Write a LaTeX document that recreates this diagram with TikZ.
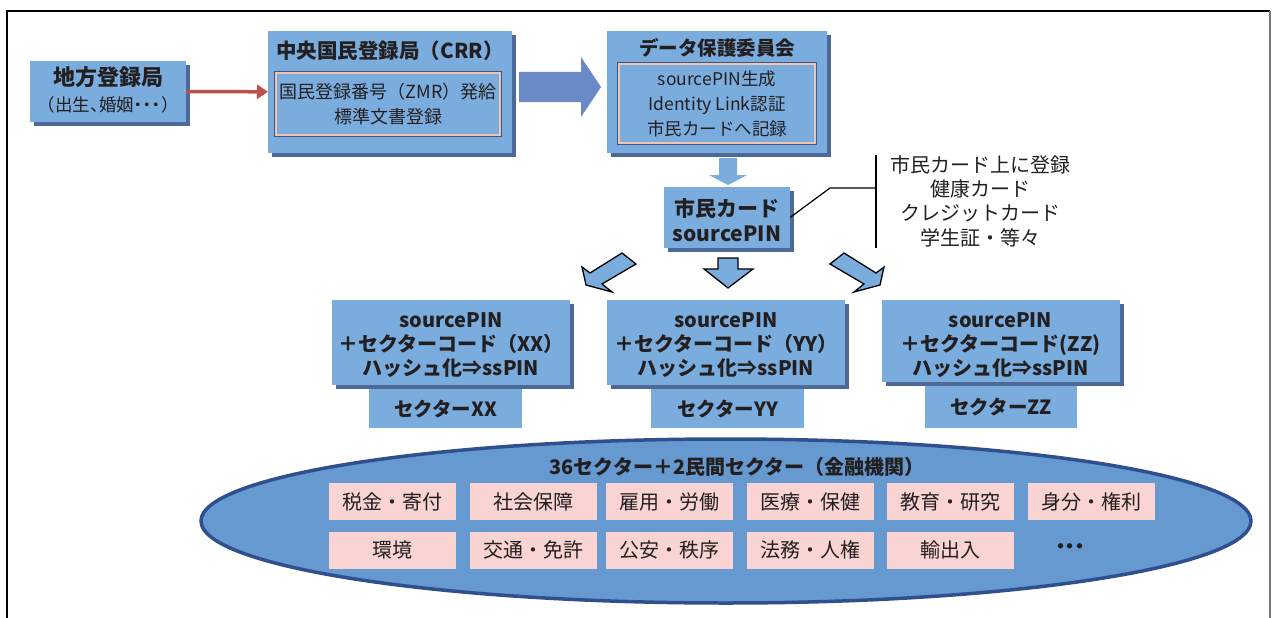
\documentclass[tikz,border=0pt]{standalone}
\usepackage{fontspec}
\setmainfont{Noto Sans CJK JP}
\newfontfamily\paltfont{Noto Sans CJK JP}[RawFeature=+palt]
\usetikzlibrary{shapes.geometric,shadows,arrows.meta}
\definecolor{boxblue}{RGB}{122,173,222}
\definecolor{shadowc}{RGB}{77,105,152}
\definecolor{bigarrowc}{RGB}{106,137,199}
\definecolor{ellfill}{RGB}{102,153,207}
\definecolor{ellline}{RGB}{47,79,143}
\definecolor{pinkc}{RGB}{249,212,210}
\definecolor{redc}{RGB}{192,80,77}
\definecolor{innerdark}{RGB}{59,90,138}
\definecolor{innerpink}{RGB}{242,196,174}
\definecolor{framegray}{RGB}{120,120,120}
\definecolor{textc}{RGB}{35,31,32}
\newcommand\myfs[2]{\fontsize{#1}{#2}\selectfont}
\begin{document}
\begin{tikzpicture}[x=1pt,y=-1pt,
  bluebox/.style={fill=boxblue, inner sep=0pt, outer sep=0pt, align=center, text=textc,
     drop shadow={shadow xshift=4pt, shadow yshift=-4pt, fill=shadowc, opacity=1}},
  plainbox/.style={fill=boxblue, inner sep=0pt, align=center, text=textc},
  innerbox/.style={draw=innerpink, line width=1.6pt, fill=boxblue, inner sep=0pt, align=center, text=textc},
  pinkbox/.style={fill=pinkc, minimum width=127pt, minimum height=37pt, inner sep=0pt, font=\myfs{20}{22}, text=textc},
  oarrow/.style={fill=boxblue, draw=black, line width=1.3pt, line join=miter},
  ttl/.style={text=textc, inner sep=0pt, align=center},
  conn/.style={draw=black, line width=1.2pt}
]
\useasboundingbox (0,0) rectangle (1274,618);
% frame
\draw[black, line width=1.5pt] (7,618) -- (7,11) -- (1270,11);
\draw[framegray, line width=1.5pt] (1270,11) -- (1270,618);

% local registry
\node[bluebox, minimum width=156pt, minimum height=61pt] (chiho) at (108,91.5) {};
\node[ttl, font=\myfs{22}{26}\bfseries] (chihot) at (108,77.5) {地方登録局};
\node[ttl, font=\paltfont\myfs{17.5}{20}] (chihos) at (108,105) {（\hspace{1.5pt}出生、婚姻・・・\hspace{1.5pt}）};

% CRR
\node[bluebox, minimum width=244pt, minimum height=122pt] (crr) at (390,92) {};
\node[ttl, font=\myfs{20.5}{26}\bfseries] (crrt) at (390,51) {中央国民登録局（CRR）};
\node[innerbox, minimum width=224pt, minimum height=62pt, font=\myfs{18}{25}] (crri) at (388,104) {国民登録番号（ZMR）発給\\標準文書登録};
\draw[innerdark, line width=1pt] ([xshift=-0.5pt,yshift=-0.5pt]crri.south west) rectangle ([xshift=0.5pt,yshift=0.5pt]crri.north east);

\draw[redc, line width=3.5pt, -{Triangle[length=11pt,width=14pt]}] (chiho) -- (crr);

% big arrow
\fill[bigarrowc] (519,72) -- (581,72) -- (581,57) -- (601,87) -- (581,117) -- (581,102) -- (519,102) -- cycle;

% data protection commission
\node[bluebox, minimum width=220pt, minimum height=122pt] (dpc) at (717,92) {};
\node[ttl, font=\myfs{19.5}{26}\bfseries] (dpct) at (717,48) {データ保護委員会};
\node[innerbox, minimum width=196pt, minimum height=79pt, font=\myfs{17.5}{25}] (dpci) at (717,103.5) {sourcePIN生成\\Identity Link認証\\市民カードへ記録};
\draw[innerdark, line width=1pt] ([xshift=-0.5pt,yshift=-0.5pt]dpci.south west) rectangle ([xshift=0.5pt,yshift=0.5pt]dpci.north east);

% small down arrow
\fill[boxblue] (719,158) -- (737,158) -- (737,175) -- (747,175) -- (728,185) -- (709,175) -- (719,175) -- cycle;

% citizen card
\node[bluebox, minimum width=126pt, minimum height=61pt] (card) at (727,217.5) {};
\node[ttl, font=\myfs{21}{25}\bfseries] (cardt) at (727,220) {市民カード\\sourcePIN};

% connector and side text
\coordinate (k1) at (830,188);
\coordinate (vt) at (876,155);
\coordinate (vb) at (876,248);
\draw[conn] (card.east) -- (k1) -- (k1 -| vt);
\draw[conn] (vt) -- (vb);
\node[ttl, font=\myfs{20}{24.3}] (reg) at (980,201) {市民カード上に登録\\健康カード\\クレジットカード\\学生証・等々};

% three outlined arrows
\draw[oarrow] (622,253) -- (590,273) -- (582,267) -- (586,285) -- (612,292) -- (602,284) -- (636,264) -- cycle;
\draw[oarrow] (718,258) -- (738,258) -- (738,269) -- (753,269) -- (728,288) -- (704,269) -- (718,269) -- cycle;
\draw[oarrow] (844,253) -- (876,273) -- (884,267) -- (880,285) -- (854,292) -- (864,284) -- (830,264) -- cycle;

% sector boxes
\node[bluebox, minimum width=238pt, minimum height=85pt] (sx) at (451,342.5) {};
\node[bluebox, minimum width=238pt, minimum height=85pt] (sy) at (726,342.5) {};
\node[bluebox, minimum width=238pt, minimum height=82pt] (sz) at (1000.5,341) {};
\node[ttl, font=\myfs{20}{24}\bfseries] (sxt) at (451,345.5) {sourcePIN\\＋セクターコード（XX）\\ハッシュ化⇒ssPIN};
\node[ttl, font=\myfs{20}{24}\bfseries] (syt) at (726,345.5) {sourcePIN\\＋セクターコード（YY）\\ハッシュ化⇒ssPIN};
\node[ttl, font=\myfs{20}{24}\bfseries] (szt) at (1000.5,345) {sourcePIN\\＋セクターコード(ZZ)\\ハッシュ化⇒ssPIN};
\node[plainbox, minimum width=153pt, minimum height=39pt, font=\myfs{19.5}{24}\bfseries] (lx) at (445.5,408.5) {セクターXX};
\node[plainbox, minimum width=153pt, minimum height=39pt, font=\myfs{19.5}{24}\bfseries] (ly) at (727.5,408.5) {セクターYY};
\node[plainbox, minimum width=152pt, minimum height=42pt, font=\myfs{19.5}{24}\bfseries] (lz) at (1001,407) {セクターZZ};

% ellipse with sectors
\node[ellipse, draw=ellline, line width=3.5pt, fill=ellfill, minimum width=1050pt, minimum height=164pt, inner sep=0pt] (ell) at (726,521) {};
\node[ttl, font=\myfs{20}{22}\bfseries] (ellt) at (737,467) {36セクター＋2民間セクター（金融機関）};
\node[pinkbox] (p1) at (392.5,501.5) {税金・寄付};
\node[pinkbox] (p2) at (533,501.5) {社会保障};
\node[pinkbox] (p3) at (669.5,501.5) {雇用・労働};
\node[pinkbox] (p4) at (810.5,501.5) {医療・保健};
\node[pinkbox] (p5) at (950,501.5) {教育・研究};
\node[pinkbox] (p6) at (1091,501.5) {身分・権利};
\node[pinkbox] (q1) at (392.5,550) {環境};
\node[pinkbox] (q2) at (533,550) {交通・免許};
\node[pinkbox] (q3) at (669.5,550) {公安・秩序};
\node[pinkbox] (q4) at (810.5,550) {法務・人権};
\node[pinkbox] (q5) at (950,550) {輸出入};
\node[ttl, font=\paltfont\myfs{19}{22}\bfseries] (dots) at (1070,549) {・・・};
\end{tikzpicture}
\end{document}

◆ ◆ ◆ ◆ ◆

Reproduce all of the data exactly, omitting each picture it holds.

Write a LaTeX document that recreates this diagram with TikZ.
\documentclass[tikz,border=0pt]{standalone}
\usepackage{fontspec}
\setmainfont{Noto Sans CJK JP}
\newfontfamily\paltfont{Noto Sans CJK JP}[RawFeature=+palt]
\usetikzlibrary{shapes.geometric,shadows,arrows.meta}
\definecolor{boxblue}{RGB}{122,173,222}
\definecolor{shadowc}{RGB}{77,105,152}
\definecolor{bigarrowc}{RGB}{106,137,199}
\definecolor{ellfill}{RGB}{102,153,207}
\definecolor{ellline}{RGB}{47,79,143}
\definecolor{pinkc}{RGB}{249,212,210}
\definecolor{redc}{RGB}{192,80,77}
\definecolor{innerdark}{RGB}{59,90,138}
\definecolor{innerpink}{RGB}{242,196,174}
\definecolor{framegray}{RGB}{120,120,120}
\definecolor{textc}{RGB}{35,31,32}
\newcommand\myfs[2]{\fontsize{#1}{#2}\selectfont}
\begin{document}
\begin{tikzpicture}[x=1pt,y=-1pt,
  bluebox/.style={fill=boxblue, inner sep=0pt, outer sep=0pt, align=center, text=textc,
     drop shadow={shadow xshift=4pt, shadow yshift=-4pt, fill=shadowc, opacity=1}},
  plainbox/.style={fill=boxblue, inner sep=0pt, align=center, text=textc},
  innerbox/.style={draw=innerpink, line width=1.6pt, fill=boxblue, inner sep=0pt, align=center, text=textc},
  pinkbox/.style={fill=pinkc, minimum width=127pt, minimum height=37pt, inner sep=0pt, font=\myfs{20}{22}, text=textc},
  oarrow/.style={fill=boxblue, draw=black, line width=1.3pt, line join=miter},
  ttl/.style={text=textc, inner sep=0pt, align=center},
  conn/.style={draw=black, line width=1.2pt}
]
\useasboundingbox (0,0) rectangle (1274,618);
% frame
\draw[black, line width=1.5pt] (7,618) -- (7,11) -- (1270,11);
\draw[framegray, line width=1.5pt] (1270,11) -- (1270,618);

% local registry
\node[bluebox, minimum width=156pt, minimum height=61pt] (chiho) at (108,91.5) {};
\node[ttl, font=\myfs{22}{26}\bfseries] (chihot) at (108,77.5) {地方登録局};
\node[ttl, font=\paltfont\myfs{17.5}{20}] (chihos) at (108,105) {（\hspace{1.5pt}出生、婚姻・・・\hspace{1.5pt}）};

% CRR
\node[bluebox, minimum width=244pt, minimum height=122pt] (crr) at (390,92) {};
\node[ttl, font=\myfs{20.5}{26}\bfseries] (crrt) at (390,51) {中央国民登録局（CRR）};
\node[innerbox, minimum width=224pt, minimum height=62pt, font=\myfs{18}{25}] (crri) at (388,104) {国民登録番号（ZMR）発給\\標準文書登録};
\draw[innerdark, line width=1pt] ([xshift=-0.5pt,yshift=-0.5pt]crri.south west) rectangle ([xshift=0.5pt,yshift=0.5pt]crri.north east);

\draw[redc, line width=3.5pt, -{Triangle[length=11pt,width=14pt]}] (chiho) -- (crr);

% big arrow
\fill[bigarrowc] (519,72) -- (581,72) -- (581,57) -- (601,87) -- (581,117) -- (581,102) -- (519,102) -- cycle;

% data protection commission
\node[bluebox, minimum width=220pt, minimum height=122pt] (dpc) at (717,92) {};
\node[ttl, font=\myfs{19.5}{26}\bfseries] (dpct) at (717,48) {データ保護委員会};
\node[innerbox, minimum width=196pt, minimum height=79pt, font=\myfs{17.5}{25}] (dpci) at (717,103.5) {sourcePIN生成\\Identity Link認証\\市民カードへ記録};
\draw[innerdark, line width=1pt] ([xshift=-0.5pt,yshift=-0.5pt]dpci.south west) rectangle ([xshift=0.5pt,yshift=0.5pt]dpci.north east);

% small down arrow
\fill[boxblue] (719,158) -- (737,158) -- (737,175) -- (747,175) -- (728,185) -- (709,175) -- (719,175) -- cycle;

% citizen card
\node[bluebox, minimum width=126pt, minimum height=61pt] (card) at (727,217.5) {};
\node[ttl, font=\myfs{21}{25}\bfseries] (cardt) at (727,220) {市民カード\\sourcePIN};

% connector and side text
\coordinate (k1) at (830,188);
\coordinate (vt) at (876,155);
\coordinate (vb) at (876,248);
\draw[conn] (card.east) -- (k1) -- (k1 -| vt);
\draw[conn] (vt) -- (vb);
\node[ttl, font=\myfs{20}{24.3}] (reg) at (980,201) {市民カード上に登録\\健康カード\\クレジットカード\\学生証・等々};

% three outlined arrows
\draw[oarrow] (622,253) -- (590,273) -- (582,267) -- (586,285) -- (612,292) -- (602,284) -- (636,264) -- cycle;
\draw[oarrow] (718,258) -- (738,258) -- (738,269) -- (753,269) -- (728,288) -- (704,269) -- (718,269) -- cycle;
\draw[oarrow] (844,253) -- (876,273) -- (884,267) -- (880,285) -- (854,292) -- (864,284) -- (830,264) -- cycle;

% sector boxes
\node[bluebox, minimum width=238pt, minimum height=85pt] (sx) at (451,342.5) {};
\node[bluebox, minimum width=238pt, minimum height=85pt] (sy) at (726,342.5) {};
\node[bluebox, minimum width=238pt, minimum height=82pt] (sz) at (1000.5,341) {};
\node[ttl, font=\myfs{20}{24}\bfseries] (sxt) at (451,345.5) {sourcePIN\\＋セクターコード（XX）\\ハッシュ化⇒ssPIN};
\node[ttl, font=\myfs{20}{24}\bfseries] (syt) at (726,345.5) {sourcePIN\\＋セクターコード（YY）\\ハッシュ化⇒ssPIN};
\node[ttl, font=\myfs{20}{24}\bfseries] (szt) at (1000.5,345) {sourcePIN\\＋セクターコード(ZZ)\\ハッシュ化⇒ssPIN};
\node[plainbox, minimum width=153pt, minimum height=39pt, font=\myfs{19.5}{24}\bfseries] (lx) at (445.5,408.5) {セクターXX};
\node[plainbox, minimum width=153pt, minimum height=39pt, font=\myfs{19.5}{24}\bfseries] (ly) at (727.5,408.5) {セクターYY};
\node[plainbox, minimum width=152pt, minimum height=42pt, font=\myfs{19.5}{24}\bfseries] (lz) at (1001,407) {セクターZZ};

% ellipse with sectors
\node[ellipse, draw=ellline, line width=3.5pt, fill=ellfill, minimum width=1050pt, minimum height=164pt, inner sep=0pt] (ell) at (726,521) {};
\node[ttl, font=\myfs{20}{22}\bfseries] (ellt) at (737,467) {36セクター＋2民間セクター（金融機関）};
\node[pinkbox] (p1) at (392.5,501.5) {税金・寄付};
\node[pinkbox] (p2) at (533,501.5) {社会保障};
\node[pinkbox] (p3) at (669.5,501.5) {雇用・労働};
\node[pinkbox] (p4) at (810.5,501.5) {医療・保健};
\node[pinkbox] (p5) at (950,501.5) {教育・研究};
\node[pinkbox] (p6) at (1091,501.5) {身分・権利};
\node[pinkbox] (q1) at (392.5,550) {環境};
\node[pinkbox] (q2) at (533,550) {交通・免許};
\node[pinkbox] (q3) at (669.5,550) {公安・秩序};
\node[pinkbox] (q4) at (810.5,550) {法務・人権};
\node[pinkbox] (q5) at (950,550) {輸出入};
\node[ttl, font=\paltfont\myfs{19}{22}\bfseries] (dots) at (1070,549) {・・・};
\end{tikzpicture}
\end{document}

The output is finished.